Не для В<ашего> и не для св<оего> утешения — а как простую правду скажу: И<рина> была очень странным, а м<ожет> б<ыть> вовсе безнадеж<ным> ребенком, — все время качалась, почти не говорила, — м<ожет> б<ыть> рахит, м. б. — вырождение, — не знаю.
Конечно, не будь Революции —
Но — не будь Революции —
Не принимайте моего отношения за бессердечие. Это — просто — возможность жить. Я одеревенела, стараюсь одеревенеть. Но — самое ужасное — сны. Когда я вижу ее во сне — кудр<явую> голову и обмызганное длинное платье — о, тогда, Сереженька, — нет утешенья, кроме смерти.
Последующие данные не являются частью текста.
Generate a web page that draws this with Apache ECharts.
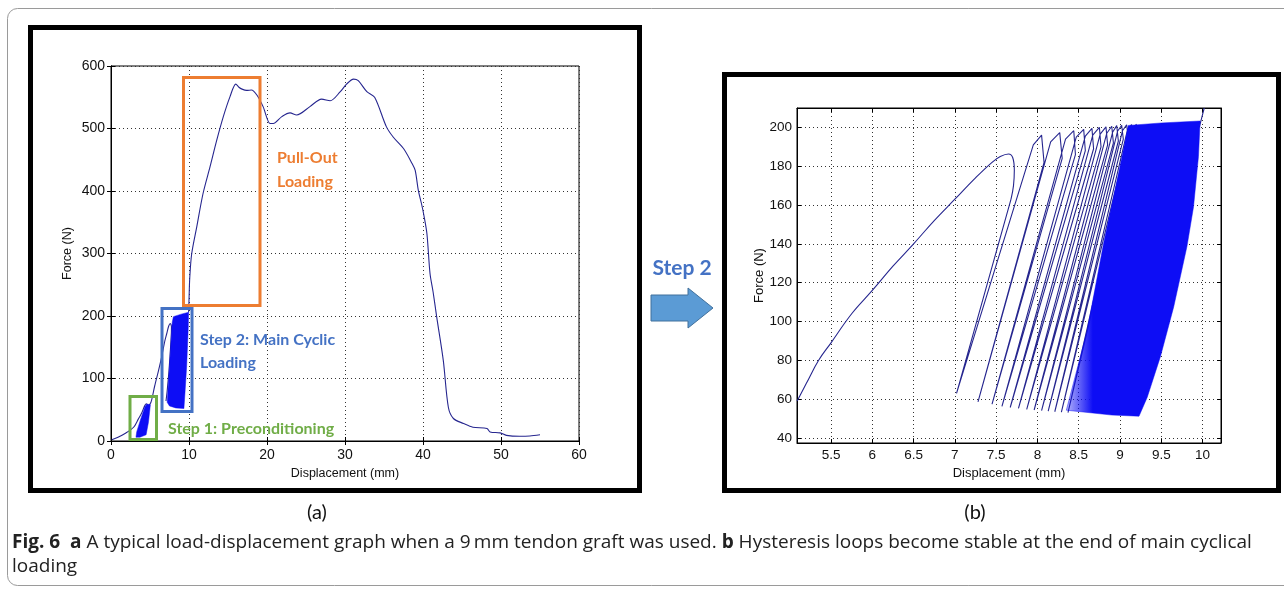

Но мысль: а вдруг С<ережа> жив?
И — как ударом крыла — ввысь!
Вы и Аля — и еще Ася — вот все, что у меня за душою.
Если Вы живы, Вы скоро будете читать мои стихи, из них многое поймете. О, Господи, знать, что Вы прочтете эту книгу, — что бы я дала за это? — Жизнь? — Но это такой пустяк — на колесе бы смеялась!
Эта книга для меня священная, это то, чем я жила, дышала и держалась все эти годы. — Это не КНИГА. —
Не пишу Вам подробно о смерти Ирины. Это была СТРАШНАЯ зима. То, что Аля уцелела — чудо. Я вырывала ее у смерти, а я была совершенно безоружна!
Не горюйте об Ирине, Вы ее совсем не знали, подумайте, что это Вам приснилось, не вините в бессердечии, я просто не хочу Вашей боли, — всю беру на себя!
У нас будет сын, я знаю, что это будет, — чудесный героический сын, ибо мы оба герои. О, как я выросла, Сереженька, и как я сейчас достойна Вас!